▶ **Short task**: Repeat the lines below exactly as they appear, but leave out the images.

++++++++

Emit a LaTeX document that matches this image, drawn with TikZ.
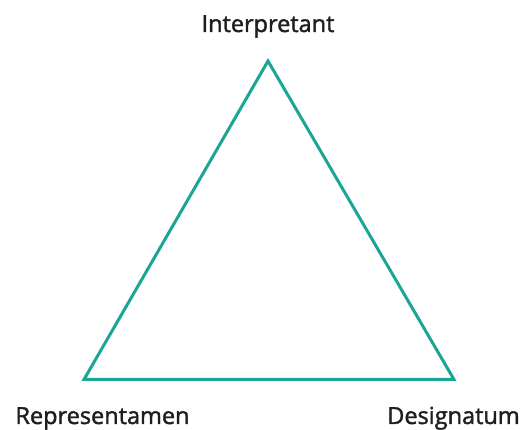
\documentclass[tikz,border=0pt]{standalone}
\usepackage{fontspec}
\setmainfont{Open Sans}
\newfontfamily\lblfont[FakeBold=1.6]{Open Sans}
\definecolor{teal1}{HTML}{1AA596}
\definecolor{txt}{HTML}{1E1E1E}
\tikzset{lbl/.style={text=txt,font=\lblfont\fontsize{23.5}{27}\selectfont,inner sep=0pt,anchor=base},
  tri/.style={draw=teal1,line width=3pt,line join=miter}}
\begin{document}
\begin{tikzpicture}[x=1pt,y=-1pt]
\useasboundingbox (0,0) rectangle (525,430);
\coordinate (I) at (268,61);
\coordinate (R) at (84,379.5);
\coordinate (D) at (454,379.5);
\draw[tri] (I) -- (R) -- (D) -- cycle;
\node[lbl] (ti) at (268,32) {Interpretant};
\node[lbl] (tr) at (102.5,424) {Representamen};
\node[lbl] (td) at (453.5,424) {Designatum};
\end{tikzpicture}
\end{document}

++++++++

▶ **Solution to the exercise**:
Emit a LaTeX document that matches this image, drawn with TikZ.
\documentclass[tikz,border=0pt]{standalone}
\usepackage{fontspec}
\setmainfont{Open Sans}
\newfontfamily\lblfont[FakeBold=1.6]{Open Sans}
\definecolor{teal1}{HTML}{1AA596}
\definecolor{txt}{HTML}{1E1E1E}
\tikzset{lbl/.style={text=txt,font=\lblfont\fontsize{23.5}{27}\selectfont,inner sep=0pt,anchor=base},
  tri/.style={draw=teal1,line width=3pt,line join=miter}}
\begin{document}
\begin{tikzpicture}[x=1pt,y=-1pt]
\useasboundingbox (0,0) rectangle (525,430);
\coordinate (I) at (268,61);
\coordinate (R) at (84,379.5);
\coordinate (D) at (454,379.5);
\draw[tri] (I) -- (R) -- (D) -- cycle;
\node[lbl] (ti) at (268,32) {Interpretant};
\node[lbl] (tr) at (102.5,424) {Representamen};
\node[lbl] (td) at (453.5,424) {Designatum};
\end{tikzpicture}
\end{document}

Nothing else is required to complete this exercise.